No question that people have experienced stability issues when using a Raspberry Pi … regardless of what’s running on it. An RPi doesn’t need to run Home Assistant or openHAB to experience problems. Just look through the Raspberry Pi’s community forum for examples of that. In fact, the causes for instability were first raised, and resolved, by the RPi community.
… but maybe I’ll burn another three SD cards. I could get another power supply, but I’m already using the official supply (as recommended).
Think about what you did here. You replaced three SD cards in short order yet never questioned the integrity of the power supply. In fact, you’re still defending it because it’s the “official supply”. Perhaps it’s a defective official supply?
The costs of that quickly escalate, with no real reason for me to expect a stable system will come out of that.
I can’t speak for your situation but I’ve purchased official RPi power supplies for CDN$11 and a 16GB microSD card set me back CDN$10. If you consider these costs to be prohibitive, I recommend you stop what you’re doing and quit home automation. This hobby only gets more expensive. Plus spending time and money to test/fix things is often part of the landscape (especially your time when you hitch your wagon to an open-source home automation software like openHAB or Home Assistant).
It would be better if the developers could perhaps look at a system that boots the pi from an SD card and operates from a usb stick or ssd drive, as openHAS seems to be able to do.
This ability is completely separate from the home automation software (whether Home Assistant or openHAB or something else). Also, it’s convenience feature found in the openHABian version of openHAB (a shell script called by openhabian-config) and not an innate ability of openHAB.
I just do not have confidence in the ‘HA on the Pi’ concept as it currently exists.

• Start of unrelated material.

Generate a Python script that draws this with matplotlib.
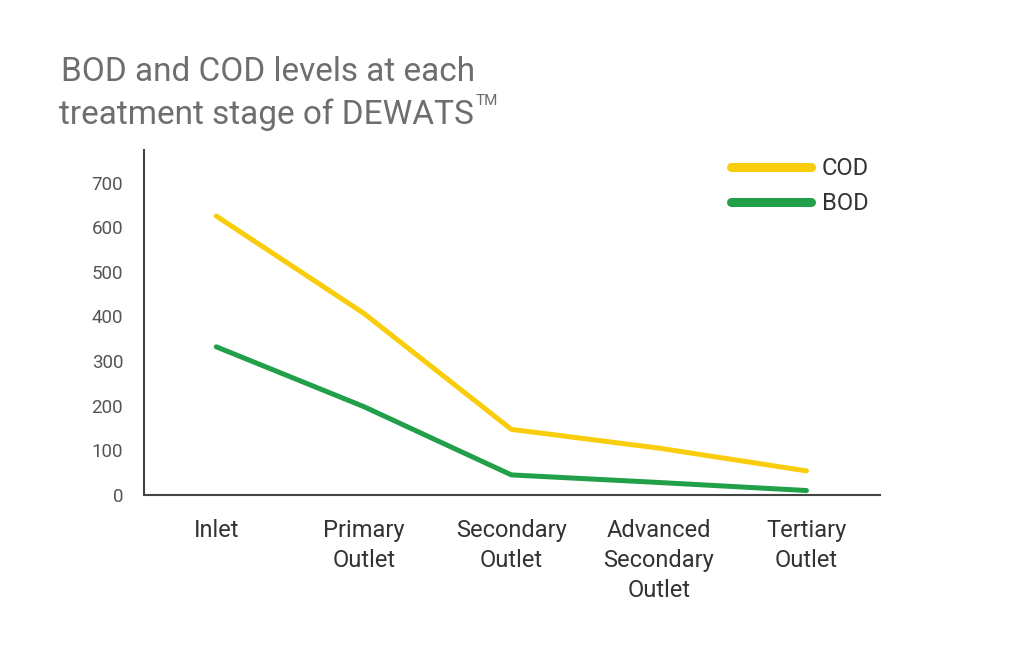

Based on what you’ve experienced, I don’t doubt it; I’d feel the same way as well. After doing some research, I’d learn that it had nothing to do with Home Assistant and everything to do with providing the RPi with a clean, uninterrupted supply of at least 5.1 VDC and 2.5 Amps. Given that I had just lost three SD cards, from different vendors, I’d become suspicious of the power supply and replace it with another. If that didn’t fix it, rather than replace the RPi, I’d just choose a speedier platform. But that’s me.
FWIW, I run Home Assistant on a (free) ten-year old netbook.